U.S. stocks are sputtering into the end of the year. The news isn’t bad, to be sure, with broad market indices just off all-time highs. But an impressive rally that began in early October has petered out, and it’s difficult to see much of a catalyst before earnings season resumes in January. Sideways trading may well dominate until then.
Thursday’s three big stock charts focus on stocks that might buck that sideways trend. All three stocks have seen reasonably big movement in recent weeks — and these big stock charts suggest more moves are on the way.
For investors looking for action at the moment, these names might be a good place to start.
Tesla (NASDAQ:TSLA) looks set to continue an impressive rally. Shares have nearly doubled from late May lows, and the first of Thursday’s big stock charts suggests more upside ahead:
- In recent sessions, TSLA stock seems to be establishing another cup-and-handle pattern after it did so in late October. The first pattern played to form, with TSLA rallying to new highs. There’s reason to see history repeating. There’s little resistance until shares clear $360 (at least), volume has been solid, and the Relative Strength Index remains below 70 (though at 66, it is nearing overbought territory).
Moving to the weekly chart, however, the outlook becomes a bit more mixed. TSLA stock is not far from where resistance has held repeatedly. In fact, Tesla first cleared $350 back in 2017; multiple runs to that level all have failed, and relatively quickly. The question looking forward might be whether expected near-term momentum will be enough to drive a breakout, or at least allow Tesla stock to finally hold the high $300s for a reasonable period of time.
- Fundamentally, that still seems a dicey bet to take. I have long been bearish on TSLA, and I’m not quite convinced otherwise just yet. But the bulls have been winning over the past six-plus months, and it doesn’t look like that streak is going to end soon.
For enterprise cloud provider Nutanix (NASDAQ:NTNX), the second of our big stock charts suggests near-term pain, but potentially mid-term gain:
- NTNX stock seems on its way to filling last month’s gap. Shares spiked after a fiscal Q1 report that nicely beat Wall Street estimates, but the rally faded as the calendar turned to December. It does seem like there’s a path toward $30, where the gap will be filled and Nutanix stock will retest the lower bound of its narrowing wedge.
- That said, there are reasons for optimism as well if and when NTNX finally stabilizes. There’s a reasonable chance of a bullish “golden cross” in which the 50-day moving average crosses above the 200-day. A bounce in turn could move shares back toward the higher end of the wedge, setting up a potential breakout.
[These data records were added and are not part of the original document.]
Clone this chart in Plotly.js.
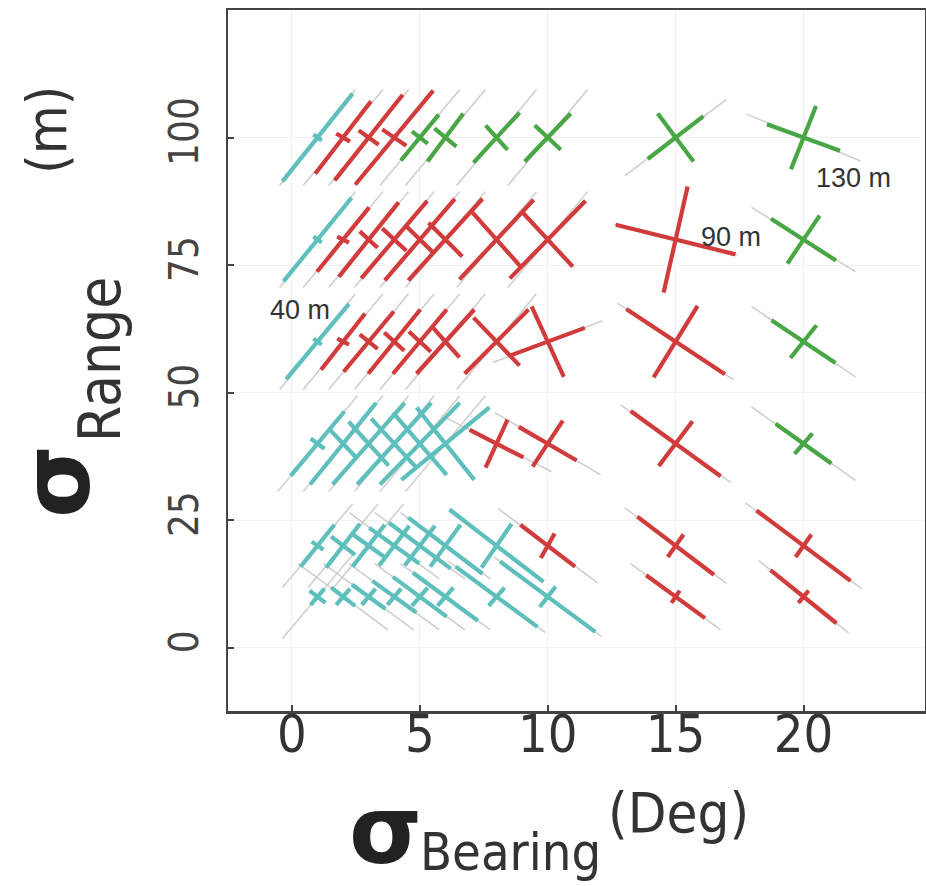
<!DOCTYPE html>
<html>
<head>
<meta charset="utf-8">
<script src="https://cdn.plot.ly/plotly-3.0.1.min.js"></script>
<style>html,body{margin:0;padding:0;background:#fff;}#chart{width:926px;height:886px;}</style>
</head>
<body>
<div id="chart"></div>
<script>
// Grid of simulated conditions: bearing error (deg) x range error (m)
const bearing = [1,2,3,4,5,6,8,10,15,20, 1,2,3,4,5,6,8,10,15,20, 1,2,3,4,5,6,8,10,15,20,
                 1,2,3,4,5,6,8,10,15,20, 1,2,3,4,5,6,8,10,15,20, 1,2,3,4,5,6,8,10,15,20];
const rangeM  = [100,100,100,100,100,100,100,100,100,100, 80,80,80,80,80,80,80,80,80,80,
                 60,60,60,60,60,60,60,60,60,60, 40,40,40,40,40,40,40,40,40,40,
                 20,20,20,20,20,20,20,20,20,20, 10,10,10,10,10,10,10,10,10,10];
// error class of each cross
const errClass = ["40 m","90 m","90 m","90 m","130 m","130 m","130 m","130 m","130 m","130 m",
                  "40 m","90 m","90 m","90 m","90 m","90 m","90 m","90 m","90 m","130 m",
                  "40 m","90 m","90 m","90 m","90 m","90 m","90 m","90 m","90 m","130 m",
                  "40 m","40 m","40 m","40 m","40 m","40 m","90 m","90 m","90 m","130 m",
                  "40 m","40 m","40 m","40 m","40 m","40 m","40 m","90 m","90 m","90 m",
                  "40 m","40 m","40 m","40 m","40 m","40 m","40 m","40 m","90 m","90 m"];
// half-axis A of each cross (bearing deg, range m)
const axisA_dB = [1.37,1.09,1.33,1.52,0.74,0.70,0.90,0.90,1.09,1.43,
                  1.33,1.02,1.17,1.29,1.37,1.45,1.45,1.48,2.34,1.27,
                  1.23,0.86,0.98,1.02,1.05,1.13,1.25,1.45,1.93,1.25,
                  1.05,1.29,1.41,1.45,1.56,1.72,1.05,1.13,1.76,1.09,
                  0.66,0.66,0.63,0.59,0.59,0.59,0.59,1.07,1.50,1.84,
                  0.31,0.47,0.66,0.86,1.05,1.27,1.60,1.86,1.15,1.29];
const axisA_dR = [8.6,7.1,8.4,9.2,4.5,4.7,4.9,4.7,4.2,-2.6,
                  8.2,6.3,7.3,7.6,8.0,8.0,7.8,7.6,-2.9,-4.1,
                  7.4,5.5,5.9,6.3,6.3,6.3,6.3,2.7,-6.4,-4.2,
                  6.3,8.0,8.0,8.0,8.0,7.1,-2.7,-3.3,-6.4,-3.9,
                  4.1,4.3,4.1,3.9,3.9,4.1,4.3,-4.1,-5.7,-6.9,
                  -1.2,-1.8,-2.4,-3.1,-3.9,-4.7,-5.9,-6.9,-4.2,-5.2];
// half-axis B of each cross
const axisB_dB = [0.16,0.27,0.39,0.47,0.31,0.43,0.43,0.51,0.70,0.49,
                  0.16,0.23,0.35,0.47,0.51,0.66,0.94,0.98,0.47,0.63,
                  0.16,0.23,0.35,0.39,0.43,0.55,0.90,0.63,0.86,0.51,
                  0.27,0.51,0.78,0.90,1.05,1.13,0.43,0.59,0.66,0.35,
                  0.23,0.47,0.70,0.98,1.21,1.45,1.84,0.27,0.31,0.31,
                  0.27,0.27,0.27,0.27,0.31,0.31,0.31,0.31,0.16,0.20];
const axisB_dR = [-0.6,-0.8,-1.4,-1.6,-1.2,-1.8,-2.4,-2.4,-4.7,6.2,
                  -0.6,-0.6,-1.6,-2.2,-2.5,-3.3,-5.3,-5.3,10.4,4.7,
                  -0.6,-0.6,-1.4,-1.8,-2.0,-3.1,-4.7,-6.9,7.0,3.2,
                  -1.0,-2.7,-4.3,-4.9,-6.1,-7.1,4.7,4.5,4.4,2.0,
                  -0.8,-1.8,-2.5,-3.5,-4.5,-5.5,-7.1,2.4,2.2,2.2,
                  1.6,1.6,1.6,1.6,1.8,1.8,1.8,2.0,1.2,1.2];
// reference orientation line (grey) half-extent
const ref_dB = [1.48,1.56,1.56,1.56,1.56,1.56,1.56,1.56,1.99,2.23,
                1.48,1.56,1.56,1.56,1.56,1.56,1.56,1.56,2.42,2.03,
                1.48,1.56,1.56,1.56,1.56,1.56,1.56,2.15,2.27,2.03,
                1.56,1.56,1.56,1.56,1.56,1.56,2.15,2.07,2.15,2.03,
                1.37,1.37,1.37,1.76,1.76,1.76,1.76,1.95,1.99,2.27,
                1.37,1.76,1.76,1.76,1.76,1.76,1.90,2.10,1.76,1.76];
const ref_dR = [9.4,9.4,9.4,9.4,9.4,9.4,9.4,9.4,7.5,-4.6,
                9.4,9.4,9.4,9.4,9.4,9.4,9.4,9.4,-3.0,-6.3,
                9.4,9.4,9.4,9.4,9.4,9.4,9.4,4.1,-7.5,-6.9,
                9.4,9.4,9.4,9.4,9.4,9.4,-5.5,-6.1,-7.6,-7.2,
                8.2,8.2,8.2,-6.5,-6.5,-6.5,-6.5,-7.3,-7.4,-8.4,
                8.2,-6.5,-6.5,-6.5,-6.5,-6.5,-7.0,-7.8,-6.5,-7.1];

const classNames = ["40 m","90 m","130 m"];
const classColors = {"40 m":"#5fbfbd","90 m":"#d23b3b","130 m":"#48a744"};

function segs(idx, dB, dR){
  const x=[], y=[];
  idx.forEach(i=>{
    x.push(bearing[i]-dB[i], bearing[i]+dB[i], null);
    y.push(rangeM[i]-dR[i], rangeM[i]+dR[i], null);
  });
  return {x,y};
}
const all = bearing.map((_,i)=>i);
const traces = [];
const g = segs(all, ref_dB, ref_dR);
traces.push({type:'scatter',mode:'lines',x:g.x,y:g.y,line:{color:'#cdcdcd',width:1.5},hoverinfo:'skip',showlegend:false});
classNames.forEach(c=>{
  const idx = all.filter(i=>errClass[i]===c);
  const a = segs(idx, axisA_dB, axisA_dR);
  const b = segs(idx, axisB_dB, axisB_dR);
  traces.push({type:'scatter',mode:'lines',name:c,
    x:a.x.concat(b.x), y:a.y.concat(b.y),
    line:{color:classColors[c],width:4.2}, showlegend:false});
});

const W=926,H=886,L=228,R=1,T=10,B=175;
const pw=W-L-R, ph=H-T-B;
const px=v=>(v-L)/pw, py=v=>(H-B-v)/ph;
const tf="'Liberation Sans Narrow','DejaVu Sans Condensed','Liberation Sans',sans-serif";
const lf="'Liberation Sans','Arial',sans-serif";
const ann=(x,y,text,size,extra)=>Object.assign({xref:'paper',yref:'paper',x:px(x),y:py(y),text:text,showarrow:false,
  xanchor:'center',yanchor:'middle',font:{family:tf,size:size,color:'#333'}},extra||{});
const sig={family:"'DejaVu Sans',sans-serif",size:94,color:'#222'};

const layout={
  width:W,height:H,margin:{l:L,r:R,t:T,b:B},
  paper_bgcolor:'#fff',plot_bgcolor:'#fff',showlegend:false,
  xaxis:{range:[-2.5,24.75],tickvals:[0,5,10,15,20],ticks:'inside',ticklen:6,tickwidth:2,tickcolor:'#444',
    showline:true,linewidth:2.5,linecolor:'#444',mirror:true,showgrid:true,gridcolor:'#f1f1f1',zeroline:false,
    tickfont:{family:tf,size:52,color:'#333'},ticklabelstandoff:-24},
  yaxis:{range:[-12.4,125],tickvals:[0,25,50,75,100],ticks:'inside',ticklen:6,tickwidth:2,tickcolor:'#444',
    showline:true,linewidth:2.5,linecolor:'#444',mirror:true,showgrid:true,gridcolor:'#f1f1f1',zeroline:false,
    tickangle:-90,tickfont:{family:tf,size:40,color:'#444'},ticklabelstandoff:12},
  annotations:[
    ann(385,830,'<b>σ</b>',94,{font:sig}),
    ann(510,852,'Bearing',52),
    ann(678,812,'(Deg)',56),
    ann(56,482,'<b>σ</b>',94,{textangle:-90,font:sig}),
    ann(100,360,'Range',58,{textangle:-90}),
    ann(46,130,'(m)',56,{textangle:-90}),
    ann(300,310,'40 m',27,{font:{family:lf,size:27,color:'#333'}}),
    ann(731,237,'90 m',27,{font:{family:lf,size:27,color:'#333'}}),
    ann(853,178,'130 m',27,{font:{family:lf,size:27,color:'#333'}})
  ]
};
Plotly.newPlot('chart',traces,layout,{displayModeBar:false,staticPlot:true});
</script>
</body>
</html>
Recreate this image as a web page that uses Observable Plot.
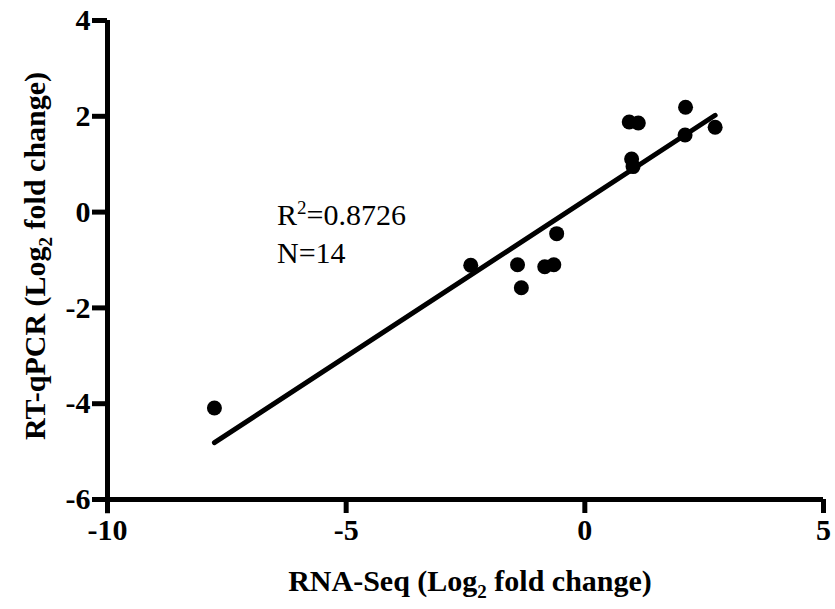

- Fundamentally, the news looks mixed. Nutanix has a huge opportunity in cloud, particularly with its virtualization offering where it competes with VMWare (NYSE:VMW). A shift to subscription billing is pressuring near-term revenue, but should drive growth and margin improvement going forward. On the flip side, Nutanix isn’t profitable (or close), and VMW stock has struggled of late amid market and competitive risks. It does seem like NTNX has a real chance to rally, but technically the stock needs support — and fundamentally it needs patient investors.
American International Group (AIG)
Shares of American International Group (NYSE:AIG) need to find support, but the third of Thursday’s big stock charts shows that might be difficult:
- Clearly, support at $52 has broken. A modest bounce back to that level gave some hope that shares would hold, but after the last few sessions it looks more like support has switched to resistance. With AIG below all three moving averages, there’s not much of a technical argument for the declines to stop. Meanwhile, there’s a looming “death cross” in which the 20DMA crosses the 200DMA; for traders who put less stock in that combination, a 50/200 death cross is not far off. This simply is a bearish setup across the board.
- It’s possible that fundamentals are enough to offset the concerning chart. AIG stock is cheap, at 10x 2020 consensus earnings per share estimates. A 2.54% dividend yield helps as well. Insurers admittedly are cheap given interest rate expectations: Allstate (NYSE:ALL) trades at 10.7x forward earnings and Dow Jones component Travelers (NYSE:TRV) at 12.5x. Even given those peer multiples, however, it’s fair to wonder if investors will allow AIG stock to trade at a single-digit earnings multiple.
- Still, AIG stock has been mostly dead money going back some time, gaining just 3.5% total over the past six years. And while there isn’t a clear catalyst behind the recent decline, it’s possible that investors simply have tired of waiting. It’s hard to see at the moment how that changes, which means the bearishness suggested by the chart indeed could play out.
As of this writing, Vince Martin has a bearish options position in VMWare as a hedge to a long position in Dell Technologies. He has no positions in any securities mentioned.